Quantum Bath Synthesizer

Photonic cavity arrays form the basis of one of the most promising paradigms for quantum simulation to study complex many-body physics. We developed a non-trivial structured photonic environment that could enable a multimode strong and ultra-strong coupling with quantum emitters. This platform consists of a unidimensional metamaterial implemented by an array of coupled superconducting microwave cavities made from thin Niobium Nitride (NbN) thin films. Such disordered superconductor allows to reach a very high kinetic inductance, which presents a two-fold advantage: a) It allows to reach ultra-strong coupling with an artificial atom as the capacitive coupling is proportional to the square root of the resonators' impedance, which can be highly increased thanks to the kinetic inductance; b) It allows to strongly reduce the resonator/metamaterial footprint. Furthermore, working with a metamaterial allows the engineering of a non-trivial photonic dispersion relation, where one can open bandgaps where it is possible to obtain states displaying symmetry protected topological (SPT) properties (SSH-states).
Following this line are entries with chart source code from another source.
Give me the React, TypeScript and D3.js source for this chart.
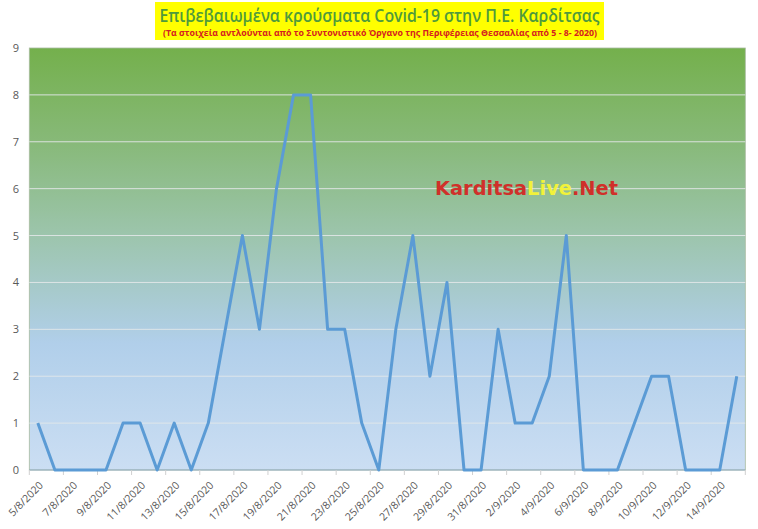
import React from "react";
import * as d3 from "d3";

const dates: string[] = [
  "5/8/2020","6/8/2020","7/8/2020","8/8/2020","9/8/2020","10/8/2020","11/8/2020","12/8/2020",
  "13/8/2020","14/8/2020","15/8/2020","16/8/2020","17/8/2020","18/8/2020","19/8/2020","20/8/2020",
  "21/8/2020","22/8/2020","23/8/2020","24/8/2020","25/8/2020","26/8/2020","27/8/2020","28/8/2020",
  "29/8/2020","30/8/2020","31/8/2020","1/9/2020","2/9/2020","3/9/2020","4/9/2020","5/9/2020",
  "6/9/2020","7/9/2020","8/9/2020","9/9/2020","10/9/2020","11/9/2020","12/9/2020","13/9/2020",
  "14/9/2020","15/9/2020",
];
const cases: number[] = [
  1,0,0,0,0,1,1,0,
  1,0,1,3,5,3,6,8,
  8,3,3,1,0,3,5,2,
  4,0,0,3,1,1,2,5,
  0,0,0,1,2,2,0,0,
  0,2,
];
const yTicks: number[] = [0,1,2,3,4,5,6,7,8,9];

const W = 758, H = 529;
const L = 29.3, R = 745.3, T = 48, B = 470;

export default function App() {
  const x = d3.scaleBand<string>().domain(dates).range([L, R]).padding(0);
  const y = d3.scaleLinear().domain([0, 9]).range([B, T]);
  const bw = x.bandwidth();
  const cx = (d: string) => (x(d) as number) + bw / 2;
  const line = d3.line<number>().x((_, i) => cx(dates[i])).y((v) => y(v));
  const tickIdx = d3.range(0, dates.length + 1, 2);
  const tickX = (i: number) => (i < dates.length ? (x(dates[i]) as number) : R);

  return (
    <svg width={W} height={H} style={{ position: "absolute", left: 0, top: 0, background: "#fff" }}>
      <defs>
        <linearGradient id="bg" x1="0" y1="0" x2="0" y2="1">
          <stop offset="0%" stopColor="#74b04c" />
          <stop offset="22%" stopColor="#87b978" />
          <stop offset="45%" stopColor="#9dc5ae" />
          <stop offset="70%" stopColor="#b1cfea" />
          <stop offset="100%" stopColor="#cbdef3" />
        </linearGradient>
      </defs>
      <rect x={155} y={2} width={449} height={38} fill="#ffff00" />
      <text x={379.5} y={22} textAnchor="middle" fill="#4f9a3c" fontFamily="'Open Sans', sans-serif"
        fontWeight={600} fontSize={18} textLength={440} lengthAdjust="spacingAndGlyphs">
        Επιβεβαιωμένα κρούσματα Covid-19 στην Π.Ε. Καρδίτσας
      </text>
      <text x={380} y={35.5} textAnchor="middle" fill="#d42020" fontFamily="'Open Sans', sans-serif"
        fontWeight={700} fontSize={9.5} textLength={434} lengthAdjust="spacingAndGlyphs">
        (Τα στοιχεία αντλούνται από το Συντονιστικό Όργανο της Περιφέρειας Θεσσαλίας από 5 - 8- 2020)
      </text>

      <rect x={L} y={T} width={R - L} height={B - T} fill="url(#bg)" stroke="#a9bba0" strokeWidth={0.8} />
      {yTicks.filter((t) => t > 0 && t < 9).map((t) => (
        <line key={t} x1={L} x2={R} y1={y(t)} y2={y(t)} stroke="#e4e8ea" strokeWidth={1} opacity={0.9} />
      ))}
      <line x1={L} x2={R} y1={B} y2={B} stroke="#8fa9c0" strokeWidth={1.2} />
      {tickIdx.map((i) => (
        <line key={i} x1={tickX(i)} x2={tickX(i)} y1={B} y2={B + 5} stroke="#d0d0d0" strokeWidth={1} />
      ))}
      {yTicks.map((t) => (
        <text key={t} x={19} y={y(t) + 4} textAnchor="end" fill="#595959"
          fontFamily="'Open Sans', sans-serif" fontSize={11}>
          {t}
        </text>
      ))}
      {dates.map((d, i) =>
        i % 2 === 0 ? (
          <text key={d} transform={`translate(${cx(d) + 6},${486}) rotate(-45)`} textAnchor="end"
            fill="#595959" fontFamily="'Open Sans', sans-serif" fontSize={10.5}>
            {d}
          </text>
        ) : null
      )}

      <text x={435} y={195} fontFamily="'DejaVu Sans', sans-serif" fontWeight={700} fontSize={19}
        textLength={183} lengthAdjust="spacingAndGlyphs">
        <tspan fill="#d0302a">Karditsa</tspan>
        <tspan fill="#f2f23a">Live</tspan>
        <tspan fill="#d0302a">.Net</tspan>
      </text>

      <path d={line(cases) || ""} fill="none" stroke="#5b9bd5" strokeWidth={3} strokeLinejoin="round" />
    </svg>
  );
}
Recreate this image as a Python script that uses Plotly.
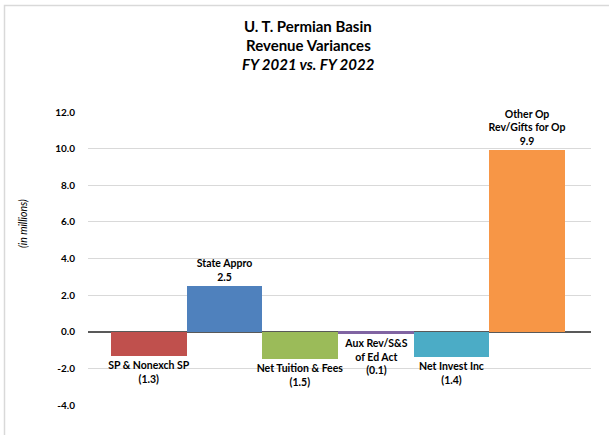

In this work, we have been able to fabricate and characterize unidimensional metamaterials made of up to 64 ultra-compact resonators, in which we have engineered diverse band structures. To assess the quality of our metamaterials, we studied numerically and experimentally the evolution of the gap size between the hybridized SSH states, both in frequency and time domain. We are currently working on developing the platform for the study interacting atom-photon bound states in the giant-atom regime in these structured environments.